There are no different varieties in this breed besides the differences that exist due to geographic location. However, these do not have different names and are not considered true varieties.
Population & Distribution
For the most part, there are small pockets of bird populations throughout Europe, but they are most common in Italy, where they originated.
That said, this breed is not as common as they once were. Other breeds have pushed them out of practical use in many areas.
For this reason, they are considered a heritage breed. Some conservation efforts are underway, though this breed is not nearly as endangered as some others out there. Still, they are considered “critical” by the Livestock Conservatory.
Are Roman Geese Good for Small-Scale Farming?
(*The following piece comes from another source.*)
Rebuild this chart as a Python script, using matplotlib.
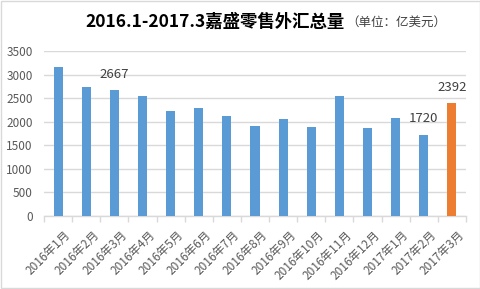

These birds can be great for small-scale farming if you can find them. They are utilized equally for their meat and eggs, making them a good choice if you only want to raise one breed. They also grow relatively quickly and don’t require much care, making them easy to handle on small farms.
They can also work as “alert geese.” They are aware of their surroundings and can be quite loud. If something is wrong, they will let you know.
They are calm and gentle, so they won’t chase smaller animals like some other geese out there will. However, some ganders can be aggressive, especially when around females.
Despite their small size, this breed does produce a plump roasting bird. You’ll get about 25 to 35 eggs per female a year.
If you are in America, be careful when selecting birds. Due to the smaller gene pool, these birds are sometimes unhealthy. Be sure to choose birds that are not deformed and that are free from genetic defects. Care should be taken to keep your flock genetically diverse by regularly introducing new birds.